* _Exercise aim_: Print nothing but the lines from the start of the listing below through the line that contains "(0,255) -- cycle;". Do not include the pictures.

* _Exercise data_:
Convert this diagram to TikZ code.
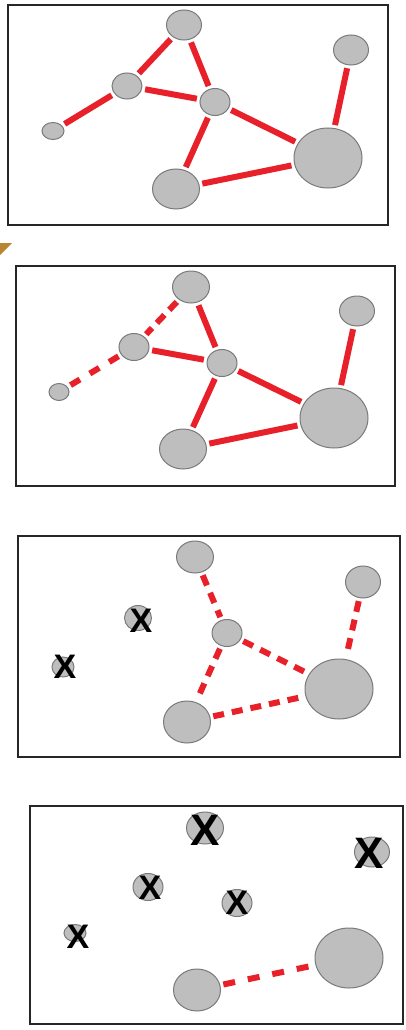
\documentclass[tikz,border=0pt]{standalone}
\usepackage{fontspec}
\setmainfont{Liberation Sans}
\usetikzlibrary{shapes.geometric}
\definecolor{blobfill}{HTML}{BEBEBE}
\definecolor{blobline}{HTML}{7A7A7A}
\definecolor{linkred}{HTML}{E8202A}
\definecolor{cornerbrown}{HTML}{B8862F}
\tikzset{
  blob/.style={ellipse, fill=blobfill, draw=blobline, line width=1pt, inner sep=0pt},
  frame/.style={draw=black!85, line width=2.2pt},
  link/.style={draw=linkred, line width=6pt, shorten <=3pt, shorten >=3pt},
  brokenlink/.style={link, dash pattern=on 11pt off 7pt},
  weaklink/.style={link, dash pattern=on 11pt off 8pt},
  xmark/.style={inner sep=0pt, text=black, font=\fontsize{34}{34}\selectfont\bfseries},
  bigxmark/.style={xmark, font=\fontsize{44}{44}\selectfont\bfseries}
}
\begin{document}
\begin{tikzpicture}[x=1pt,y=-1pt]
\useasboundingbox (0,0) rectangle (405,1030);
\fill[white] (0,0) rectangle (405,1030);
\fill[cornerbrown] (0,243) -- (12,243) -- (0,255) -- cycle;

% ---------- panel 1 ----------
\draw[frame] (8,5) rectangle (388,225);
\node[blob, minimum width=35pt, minimum height=30pt] (a1) at (184,25) {};
\node[blob, minimum width=30pt, minimum height=26pt] (b1) at (127,86) {};
\node[blob, minimum width=22pt, minimum height=17pt] (c1) at (53,131) {};
\node[blob, minimum width=30pt, minimum height=27pt] (d1) at (215,102) {};
\node[blob, minimum width=47pt, minimum height=40pt] (e1) at (176,189) {};
\node[blob, minimum width=68pt, minimum height=60pt] (f1) at (328,158) {};
\node[blob, minimum width=35pt, minimum height=30pt] (g1) at (351,50) {};
\draw[link] (a1) -- (b1);
\draw[link] (a1) -- (d1);
\draw[link] (b1) -- (d1);
\draw[link] (b1) -- (c1);
\draw[link] (d1) -- (e1);
\draw[link] (d1) -- (f1);
\draw[link] (e1) -- (f1);
\draw[link] (g1) -- (f1);

% ---------- panel 2 ----------
\draw[frame] (16,266) rectangle (395,486);
\node[blob, minimum width=37pt, minimum height=32pt] (a2) at (191,287) {};
\node[blob, minimum width=30pt, minimum height=27pt] (b2) at (134,347) {};
\node[blob, minimum width=20pt, minimum height=17pt] (c2) at (59,392) {};
\node[blob, minimum width=30pt, minimum height=27pt] (d2) at (222,363) {};
\node[blob, minimum width=47pt, minimum height=40pt] (e2) at (183,449) {};
\node[blob, minimum width=68pt, minimum height=60pt] (f2) at (334,418) {};
\node[blob, minimum width=35pt, minimum height=30pt] (g2) at (357,311) {};
\draw[brokenlink] (a2) -- (b2);
\draw[brokenlink, dash pattern=on 11pt off 11.5pt] (b2) -- (c2);
\draw[link] (a2) -- (d2);
\draw[link] (b2) -- (d2);
\draw[link] (d2) -- (e2);
\draw[link] (d2) -- (f2);
\draw[link] (e2) -- (f2);
\draw[link] (g2) -- (f2);

% ---------- panel 3 ----------
\draw[frame] (18,536) rectangle (400,757);
\node[blob, minimum width=37pt, minimum height=32pt] (a3) at (195,557) {};
\node[blob, minimum width=27pt, minimum height=25pt] (b3) at (138,618) {};
\node[blob, minimum width=22pt, minimum height=20pt] (c3) at (63,667) {};
\node[blob, minimum width=30pt, minimum height=27pt] (d3) at (227,633) {};
\node[blob, minimum width=47pt, minimum height=42pt] (e3) at (187,722) {};
\node[blob, minimum width=68pt, minimum height=60pt] (f3) at (339,689) {};
\node[blob, minimum width=35pt, minimum height=32pt] (g3) at (363,582) {};
\node[xmark] (xb3) at (141,621) {X};
\node[xmark] (xc3) at (65,667) {X};
\draw[weaklink] (a3) -- (d3);
\draw[weaklink] (d3) -- (e3);
\draw[weaklink] (d3) -- (f3);
\draw[weaklink] (e3) -- (f3);
\draw[weaklink] (g3) -- (f3);

% ---------- panel 4 ----------
\draw[frame] (30,806) rectangle (403,1024);
\node[blob, minimum width=37pt, minimum height=32pt] (a4) at (205,828) {};
\node[blob, minimum width=30pt, minimum height=27pt] (b4) at (148,887) {};
\node[blob, minimum width=22pt, minimum height=17pt] (c4) at (75,933) {};
\node[blob, minimum width=30pt, minimum height=27pt] (d4) at (237,903) {};
\node[blob, minimum width=47pt, minimum height=42pt] (e4) at (197,990) {};
\node[blob, minimum width=68pt, minimum height=60pt] (f4) at (349,958) {};
\node[blob, minimum width=35pt, minimum height=30pt] (g4) at (372,852) {};
\node[bigxmark] (xa4) at (205,830) {X};
\node[bigxmark] (xg4) at (369,853) {X};
\node[xmark] (xb4) at (150,888) {X};
\node[xmark] (xd4) at (237,903) {X};
\node[xmark] (xc4) at (78,937) {X};
\draw[weaklink, dash pattern=on 12pt off 13pt] (e4) -- (f4);
\end{tikzpicture}
\end{document}
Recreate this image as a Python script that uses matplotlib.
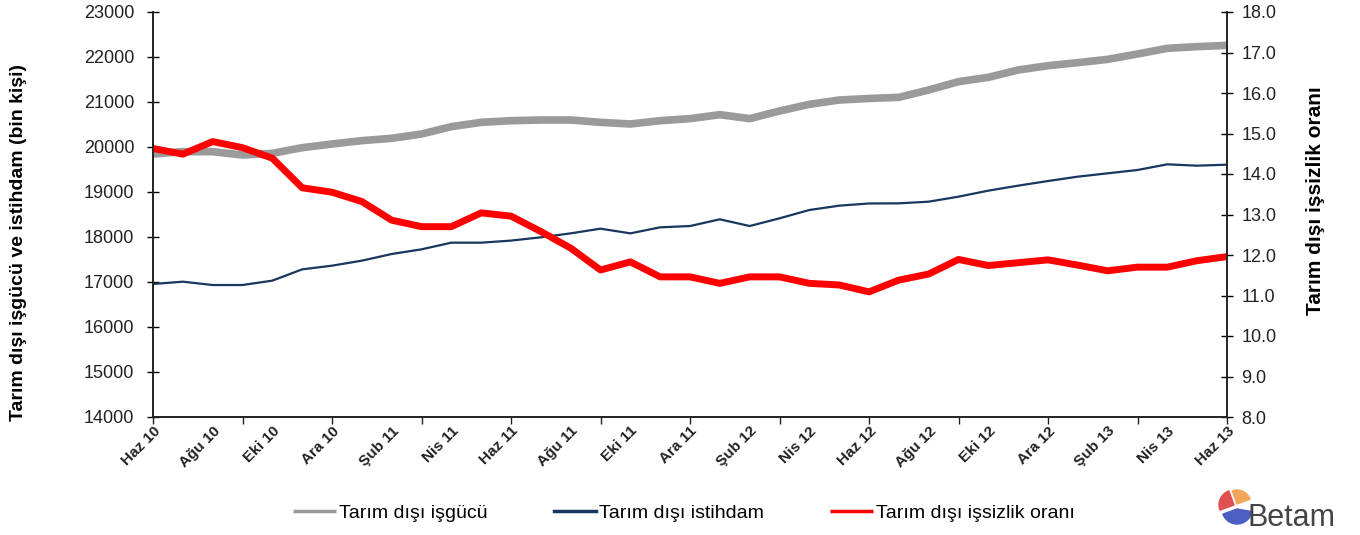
import numpy as np
import matplotlib
matplotlib.use("Agg")
import matplotlib.pyplot as plt
from matplotlib.patches import Wedge

plt.rcParams['font.family'] = ['Liberation Sans', 'DejaVu Sans']

# monthly data, Haziran 2010 - Haziran 2013
months = ['Haz 10', 'Tem 10', 'Ağu 10', 'Eyl 10', 'Eki 10', 'Kas 10', 'Ara 10', 'Oca 11',
          'Şub 11', 'Mar 11', 'Nis 11', 'May 11', 'Haz 11', 'Tem 11', 'Ağu 11', 'Eyl 11',
          'Eki 11', 'Kas 11', 'Ara 11', 'Oca 12', 'Şub 12', 'Mar 12', 'Nis 12', 'May 12',
          'Haz 12', 'Tem 12', 'Ağu 12', 'Eyl 12', 'Eki 12', 'Kas 12', 'Ara 12', 'Oca 13',
          'Şub 13', 'Mar 13', 'Nis 13', 'May 13', 'Haz 13']

isgucu = [19844, 19896, 19896, 19822, 19859, 19985, 20067, 20141, 20193, 20289,
          20452, 20548, 20585, 20600, 20600, 20548, 20511, 20585, 20630, 20719,
          20630, 20800, 20948, 21044, 21078, 21104, 21267, 21452, 21548, 21711,
          21807, 21874, 21948, 22067, 22193, 22230, 22259]

istihdam = [16956, 17007, 16933, 16933, 17030, 17281, 17363, 17474, 17622, 17726,
            17874, 17874, 17920, 17993, 18081, 18185, 18081, 18215, 18244, 18393,
            18244, 18415, 18600, 18696, 18745, 18748, 18785, 18896, 19030, 19141,
            19244, 19341, 19415, 19489, 19615, 19585, 19607]

issizlik = [14.63, 14.49, 14.80, 14.65, 14.39, 13.66, 13.55, 13.32, 12.86, 12.70,
            12.70, 13.04, 12.96, 12.58, 12.17, 11.63, 11.83, 11.46, 11.46, 11.30,
            11.46, 11.46, 11.30, 11.26, 11.09, 11.38, 11.53, 11.89, 11.74, 11.81,
            11.88, 11.75, 11.61, 11.70, 11.70, 11.86, 11.96]

x = np.arange(len(months))

fig = plt.figure(figsize=(13.6, 5.35), dpi=100)
ax = fig.add_axes([153 / 1360, 1 - 417 / 535, (1227 - 153) / 1360, (417 - 12) / 535])
ax2 = ax.twinx()

l1, = ax.plot(x, isgucu, color='#9a9a9a', lw=5.5, solid_capstyle='butt', label='Tarım dışı işgücü')
l2, = ax.plot(x, istihdam, color='#17375e', lw=1.6, label='Tarım dışı istihdam')
l3, = ax2.plot(x, issizlik, color='#ff0000', lw=5, solid_capstyle='butt', label='Tarım dışı işsizlik oranı')

ax.set_xlim(0, len(months) - 1)
ax.set_ylim(14000, 23000)
ax.set_yticks(np.arange(14000, 23001, 1000))
ax2.set_ylim(8, 18)
ax2.set_yticks(np.arange(8, 18.01, 1))
ax2.set_yticklabels(['%.1f' % v for v in np.arange(8, 18.01, 1)])

# labels every 2 months, tick marks every 3 months
ax.xaxis.remove_overlapping_locs = False
ax.set_xticks(x[::2])
ax.set_xticklabels(months[::2], rotation=45, ha='right', va='top',
                   rotation_mode='anchor', fontsize=11, fontweight='bold', color='#222222')
ax.set_xticks(x[::3], minor=True)
ax.tick_params(axis='x', which='major', length=0, pad=5)
ax.tick_params(axis='x', which='minor', direction='out', length=5, width=1, color='#222222')

ax.tick_params(axis='y', direction='inout', length=9, width=1, labelsize=13, labelcolor='#222222', pad=9)
ax2.tick_params(axis='y', direction='inout', length=9, width=1, labelsize=13, labelcolor='#222222', pad=6)

for a in (ax, ax2):
    a.spines['top'].set_visible(False)
    for s in ('left', 'right', 'bottom'):
        a.spines[s].set_color('#222222')
        a.spines[s].set_linewidth(1.2)

ax.set_ylabel('Tarım dışı işgücü ve istihdam (bin kişi)', fontsize=14, fontweight='bold')
ax2.set_ylabel('Tarım dışı işsizlik oranı', fontsize=15, fontweight='bold')
ax.yaxis.set_label_coords(-0.117, 0.43)
ax2.yaxis.set_label_coords(1.074, 0.535)

leg = fig.legend([l1, l2, l3], [l1.get_label(), l2.get_label(), l3.get_label()],
                 loc='center', bbox_to_anchor=(0.503, 1 - 513 / 535), ncol=3, frameon=False,
                 fontsize=14, handlelength=2.2, handletextpad=0.15, columnspacing=3.4)
for h in leg.get_lines():
    h.set_linewidth(2.5)

# Betam logo
lax = fig.add_axes([1212 / 1360, 0, 145 / 1360, 50 / 535])
lax.set_xlim(0, 145)
lax.set_ylim(0, 50)
lax.axis('off')
lax.add_patch(Wedge((22, 30), 15, 110, 200, color='#e05050'))
lax.add_patch(Wedge((25, 31), 14, 20, 110, color='#f2a65a'))
lax.add_patch(Wedge((25, 26), 15, 200, 350, color='#4a5fc1'))
lax.text(36, 2, 'Betam', fontsize=22, color='#444444', ha='left', va='bottom')

fig.savefig('out.png', dpi=100)
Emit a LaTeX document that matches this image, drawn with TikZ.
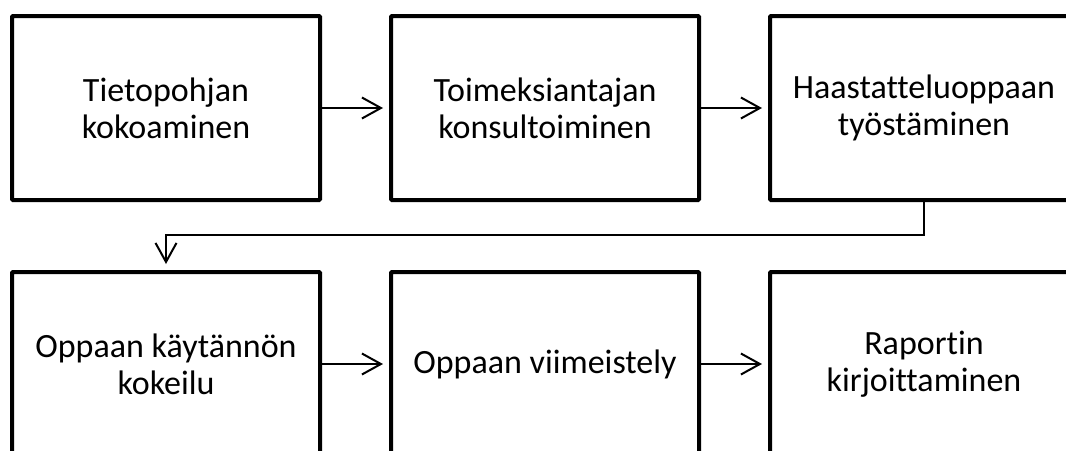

* _Full output_:
Convert this diagram to TikZ code.
\documentclass[tikz,border=0pt]{standalone}
\usepackage{fontspec}
\setmainfont{Liberation Sans}
\usetikzlibrary{shapes.geometric}
\definecolor{blobfill}{HTML}{BEBEBE}
\definecolor{blobline}{HTML}{7A7A7A}
\definecolor{linkred}{HTML}{E8202A}
\definecolor{cornerbrown}{HTML}{B8862F}
\tikzset{
  blob/.style={ellipse, fill=blobfill, draw=blobline, line width=1pt, inner sep=0pt},
  frame/.style={draw=black!85, line width=2.2pt},
  link/.style={draw=linkred, line width=6pt, shorten <=3pt, shorten >=3pt},
  brokenlink/.style={link, dash pattern=on 11pt off 7pt},
  weaklink/.style={link, dash pattern=on 11pt off 8pt},
  xmark/.style={inner sep=0pt, text=black, font=\fontsize{34}{34}\selectfont\bfseries},
  bigxmark/.style={xmark, font=\fontsize{44}{44}\selectfont\bfseries}
}
\begin{document}
\begin{tikzpicture}[x=1pt,y=-1pt]
\useasboundingbox (0,0) rectangle (405,1030);
\fill[white] (0,0) rectangle (405,1030);
\fill[cornerbrown] (0,243) -- (12,243) -- (0,255) -- cycle;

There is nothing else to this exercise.